I found this listing on Petfinders. Isn't this a Havanese baby? What do you think?

http://petfinder.com/petdetail/21202941


----------



## krandall (Jun 11, 2009)

Hard to say... could be, but the way he's sitting makes it impossible to tell how long his back is, how short his legs are, and how short his nose is. He eyes are certainly rounder than a Havs normally are. 

That said, he's absolutely adorable!!!


----------



## DonnaC (Jul 31, 2011)

Dachshund mixes can produce very odd-looking (and, unfortunately, unhealthy) dogs, but the dachshund gene also seems to have a knack for disappearing (visibly).


I have to say, I don't see it here, but it may just be visible in the length of the torso or legs.

You wanna see a cute mix -- dachshunds and chihuahas.
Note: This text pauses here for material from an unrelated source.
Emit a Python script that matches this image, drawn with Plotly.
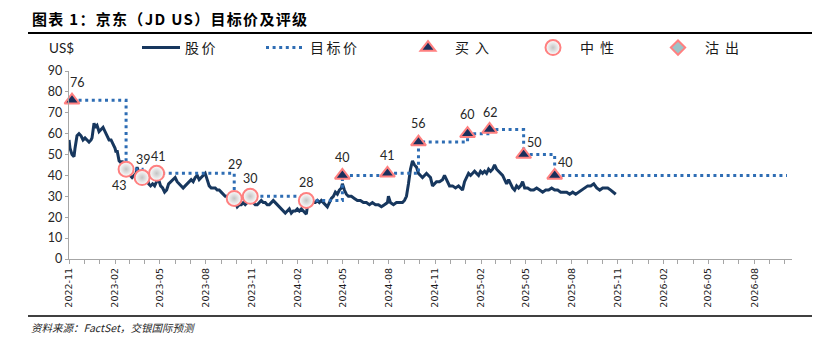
import plotly.graph_objects as go

# ---------------- data ----------------
price_dates = [
    "2022-11-01","2022-11-03","2022-11-07","2022-11-11","2022-11-13","2022-11-17","2022-11-21","2022-11-25","2022-11-29",
    "2022-12-03","2022-12-07","2022-12-11","2022-12-15","2022-12-17","2022-12-21","2022-12-23","2022-12-27","2022-12-31",
    "2023-01-04","2023-01-08","2023-01-12","2023-01-16","2023-01-20","2023-01-24","2023-01-28",
    "2023-02-01","2023-02-03","2023-02-05","2023-02-09","2023-02-13","2023-02-15","2023-02-19","2023-02-23","2023-02-27",
    "2023-03-03","2023-03-07","2023-03-11","2023-03-15","2023-03-17","2023-03-21","2023-03-27",
    "2023-04-01","2023-04-05","2023-04-09","2023-04-13","2023-04-17","2023-04-21","2023-04-25","2023-04-29",
    "2023-05-03","2023-05-07","2023-05-11","2023-05-15","2023-05-19","2023-05-23","2023-05-27",
    "2023-06-01","2023-06-05","2023-06-09","2023-06-13","2023-06-17","2023-06-21","2023-06-25","2023-06-29",
    "2023-07-03","2023-07-07","2023-07-11","2023-07-15","2023-07-19","2023-07-23","2023-07-27","2023-07-31",
    "2023-08-04","2023-08-08","2023-08-12","2023-08-16","2023-08-20","2023-08-24","2023-08-28",
    "2023-09-01","2023-09-05","2023-09-09","2023-09-13","2023-09-17","2023-09-21","2023-09-25","2023-09-29",
    "2023-10-03","2023-10-07","2023-10-11","2023-10-15","2023-10-19","2023-10-23","2023-10-27","2023-10-31",
    "2023-11-04","2023-11-08","2023-11-12","2023-11-16","2023-11-20","2023-11-24","2023-11-28",
    "2023-12-02","2023-12-06","2023-12-10","2023-12-14","2023-12-18","2023-12-22","2023-12-26","2023-12-30",
    "2024-01-03","2024-01-07","2024-01-11","2024-01-15","2024-01-19","2024-01-23","2024-01-27","2024-01-31",
    "2024-02-04","2024-02-08","2024-02-12","2024-02-16","2024-02-18","2024-02-20","2024-02-24","2024-02-28",
    "2024-03-03","2024-03-07","2024-03-11","2024-03-15","2024-03-19","2024-03-23","2024-03-27","2024-03-31",
    "2024-04-04","2024-04-08","2024-04-12","2024-04-16","2024-04-20","2024-04-24","2024-04-28","2024-04-30",
    "2024-05-04","2024-05-08","2024-05-12","2024-05-18","2024-05-24","2024-05-30",
    "2024-06-05","2024-06-11","2024-06-17","2024-06-23","2024-06-29",
    "2024-07-05","2024-07-11","2024-07-17","2024-07-23","2024-07-29","2024-07-31",
    "2024-08-04","2024-08-10","2024-08-16","2024-08-22","2024-08-28",
    "2024-09-01","2024-09-05","2024-09-09","2024-09-13","2024-09-17","2024-09-21","2024-09-25","2024-09-29",
    "2024-10-03","2024-10-07","2024-10-11","2024-10-15","2024-10-19","2024-10-23","2024-10-27","2024-10-31",
    "2024-11-04","2024-11-10","2024-11-16","2024-11-20","2024-11-24","2024-11-30",
    "2024-12-06","2024-12-12","2024-12-18","2024-12-22","2024-12-26","2024-12-30",
    "2025-01-03","2025-01-07","2025-01-11","2025-01-15","2025-01-19","2025-01-23","2025-01-27","2025-01-31",
    "2025-02-04","2025-02-08","2025-02-12","2025-02-16","2025-02-20","2025-02-24","2025-02-28",
    "2025-03-04","2025-03-08","2025-03-12","2025-03-16","2025-03-20","2025-03-24","2025-03-28",
    "2025-04-01","2025-04-05","2025-04-09","2025-04-13","2025-04-17","2025-04-21","2025-04-25","2025-04-29",
    "2025-05-05","2025-05-11","2025-05-17","2025-05-23","2025-05-29",
    "2025-06-04","2025-06-10","2025-06-16","2025-06-22","2025-06-28",
    "2025-07-04","2025-07-10","2025-07-16","2025-07-22","2025-07-28",
    "2025-08-03","2025-08-09","2025-08-15","2025-08-21","2025-08-27",
    "2025-09-02","2025-09-08","2025-09-14","2025-09-20","2025-09-26",
    "2025-10-02","2025-10-08","2025-10-12","2025-10-18","2025-10-22","2025-10-28",
]
price_values = [
    57,53,50,49,53,59,60,59,57,
    58,57,56,57,58,65,63,64,61,
    62,63,61,59,57,57,55,
    53,51,52,47,46,47,45,44,42,
    40,39,40,41,44,41,39,
    40,41,36,35,36,35,37,38,
    35,34,32,33,36,37,38,
    39,37,36,35,34,35,36,37,
    38,37,39,40,38,39,40,41,
    38,35,34,34,34,33,33,
    32,31,30,30,29,28,28,27,
    25,26,26,27,26,27,28,28,
    27,26,26,27,28,27,27,
    26,26,27,28,27,26,25,24,
    23,22,23,24,22,23,23,24,
    23,24,23,22,21.5,25,27,28,
    27,27,28,27,28,27,26,25,
    27,29,30,32,31,33,34,36,
    33,31,30,30,29,28,
    28,27,27,26,27,
    26,26,25,26,27,30,
    27,26,27,27,27,
    28,30,36,43,47,45,44,41,
    40,39,40,41,40,39,35,36,
    37,37,38,40,38,35,
    35,34,35,34,33,37,
    39,41,40,41,42,41,40,42,
    41,42,41,43,42,43,45,
    43,42,41,40,38,36,38,
    36,34,33,35,34,35,37,34,
    34,33,33,34,33,
    32,33,33,34,33,
    33,32,32,32,31,
    32,31,32,33,34,
    35,35,36,34,33,
    34,34,34,33,32,31,
]

target_dates = ["2022-11-07","2023-02-23","2023-03-27","2023-04-25","2023-09-27","2023-10-29","2024-02-18",
                "2024-04-30","2024-07-29","2024-09-29","2025-01-05","2025-02-18","2025-04-27","2025-06-28"]
target_values = [76, 43, 39, 41, 29, 30, 28, 40, 41, 56, 60, 62, 50, 40]
target_ratings = ["买入","中性","中性","中性","中性","中性","中性","买入","买入","买入","买入","买入","买入","买入"]
target_end_date = "2026-10-05"

series_names = ["股价", "目标价"]
rating_names = ["买入", "中性", "沽出"]
title_text = "图表 1：京东（JD US）目标价及评级"
source_text = "资料来源：FactSet，交银国际预测"
unit_text = "US$"

# ---------------- styling ----------------
NAVY = "#17375E"
DOT_BLUE = "#2E6DB4"
PINK = "#FF8080"
LABEL_FONT = "Lato, 'Open Sans', sans-serif"
CJK = "'Noto Sans CJK SC', sans-serif"

# label offsets (pixels) for each target point annotation
label_offsets = [(5, -18), (-7, 16), (1, -18), (2, -17), (1, -34), (0, -18), (0, -18),
                 (0, -18), (0, -18), (0, -19), (0, -19), (1, -17), (11, -12), (11, -13)]

fig = go.Figure()

fig.add_trace(go.Scatter(
    x=price_dates, y=price_values, mode="lines",
    name=f'<span style="letter-spacing:2.5px">{series_names[0]}</span>',
    line=dict(color=NAVY, width=3), legend="legend", hoverinfo="skip",
))

fig.add_trace(go.Scatter(
    x=target_dates + [target_end_date], y=target_values + [target_values[-1]],
    mode="lines", name=f'<span style="letter-spacing:2.5px">{series_names[1]}</span>',
    line=dict(color=DOT_BLUE, width=3, dash="3px,3.6px", shape="hv"),
    legend="legend2", hoverinfo="skip",
))

def pick(rating):
    xs = [d for d, r in zip(target_dates, target_ratings) if r == rating]
    ys = [v for v, r in zip(target_values, target_ratings) if r == rating]
    return (xs, ys) if xs else ([None], [None])

buy_x, buy_y = pick("买入")
neu_x, neu_y = pick("中性")
sell_x, sell_y = pick("沽出")

fig.add_trace(go.Scatter(
    x=buy_x, y=buy_y, mode="markers", name=f'<span style="letter-spacing:6px">{rating_names[0]}</span>',
    legend="legend3", hoverinfo="skip",
    marker=dict(symbol="triangle-up", size=13, color="#1B2F5C", line=dict(color=PINK, width=2)),
    cliponaxis=False,
))
fig.add_trace(go.Scatter(
    x=neu_x, y=neu_y, mode="markers", name=f'<span style="letter-spacing:6px">{rating_names[1]}</span>',
    legend="legend4", hoverinfo="skip",
    marker=dict(symbol="circle", size=15, color="#FFFFFF", line=dict(color=PINK, width=2),
                gradient=dict(type="radial", color="#C4C4C4")),
    cliponaxis=False,
))
fig.add_trace(go.Scatter(
    x=sell_x, y=sell_y, mode="markers", name=f'<span style="letter-spacing:6px">{rating_names[2]}</span>',
    legend="legend5", hoverinfo="skip",
    marker=dict(symbol="diamond", size=11, color="#9CC3C8", line=dict(color=PINK, width=2)),
))

# value labels
for d, v, (dx, dy) in zip(target_dates, target_values, label_offsets):
    fig.add_annotation(x=d, y=v, xref="x", yref="y", text=str(v), showarrow=False,
                       xshift=dx, yshift=-dy, font=dict(family=LABEL_FONT, size=12.5, color="#262626"))

# plot area in pixels
L, R, T, B = 69, 31, 71, 91
W, H = 823 - L - R, 350 - T - B

def px(xp):
    return (xp - L) / W

def py(yp):
    return (350 - B - yp) / H

def leg(xpix, iw):
    return dict(orientation="h", xanchor="left", yanchor="middle", bgcolor="rgba(0,0,0,0)",
                font=dict(family=CJK, size=14, color="#1a1a1a"), itemwidth=iw,
                x=px(xpix), y=py(48))

fig.update_layout(
    width=823, height=350,
    margin=dict(l=L, r=R, t=T, b=B),
    paper_bgcolor="white", plot_bgcolor="white",
    showlegend=True,
    legend=leg(137, 38), legend2=leg(261, 39), legend3=leg(401, 44), legend4=leg(526, 44), legend5=leg(651, 44),
    xaxis=dict(
        type="date", range=["2022-11-01", "2026-10-15"],
        tickmode="linear", tick0="2022-11-01", dtick="M3", tickformat="%Y-%m",
        tickangle=-90, ticks="outside", ticklen=4, tickcolor="#A6A6A6",
        minor=dict(dtick="M1", tick0="2022-11-01", ticks="outside", ticklen=4, tickcolor="#A6A6A6", showgrid=False),
        showline=True, linecolor="#A6A6A6", linewidth=1.3, showgrid=False, zeroline=False,
        tickfont=dict(family="DejaVu Sans, sans-serif", size=9.5, color="#1a1a1a"),
    ),
    yaxis=dict(
        range=[0, 90], dtick=10, ticks="outside", ticklen=3, tickcolor="#A6A6A6",
        showline=True, linecolor="#A6A6A6", linewidth=1.3, showgrid=False, zeroline=False,
        tickfont=dict(family=LABEL_FONT, size=12.5, color="#262626"),
    ),
)

# title
fig.add_annotation(xref="paper", yref="paper", x=px(30), y=py(18), xanchor="left", yanchor="middle",
                   text=f'<b><span style="letter-spacing:1.3px">{title_text}</span></b>',
                   showarrow=False, font=dict(family=CJK, size=15, color="#000000"))
# unit label
fig.add_annotation(xref="paper", yref="paper", x=px(47), y=py(48), xanchor="left", yanchor="middle",
                   text=unit_text, showarrow=False, font=dict(family=LABEL_FONT, size=13.5, color="#1a1a1a"))
# source
fig.add_annotation(xref="paper", yref="paper", x=px(29), y=py(327), xanchor="left", yanchor="middle",
                   text=f"<i>{source_text}</i>", showarrow=False,
                   font=dict(family=CJK, size=10.5, color="#262626"))

# horizontal rules
fig.add_shape(type="line", xref="paper", yref="paper", x0=px(28), x1=px(812), y0=py(33), y1=py(33),
              line=dict(color="#000000", width=2))
fig.add_shape(type="line", xref="paper", yref="paper", x0=px(28), x1=px(812), y0=py(316), y1=py(316),
              line=dict(color="#404040", width=2))

fig.write_html("out.html")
Whenever one shows up at the local shelter, I am tempted. The dachshund just takes the edge of the chihuaha a little.


----------



## DonnaC (Jul 31, 2011)

I recently saw a Dachshund/blue tick hound mix at a shelter web page. So sad. Longer legs and weight, but also the longer torso -- hard to imagine how his back would fair.

I love my Libby so much, but I'm beginning to think that the breed shouldn't be encouraged. Those backs are so fragile.


----------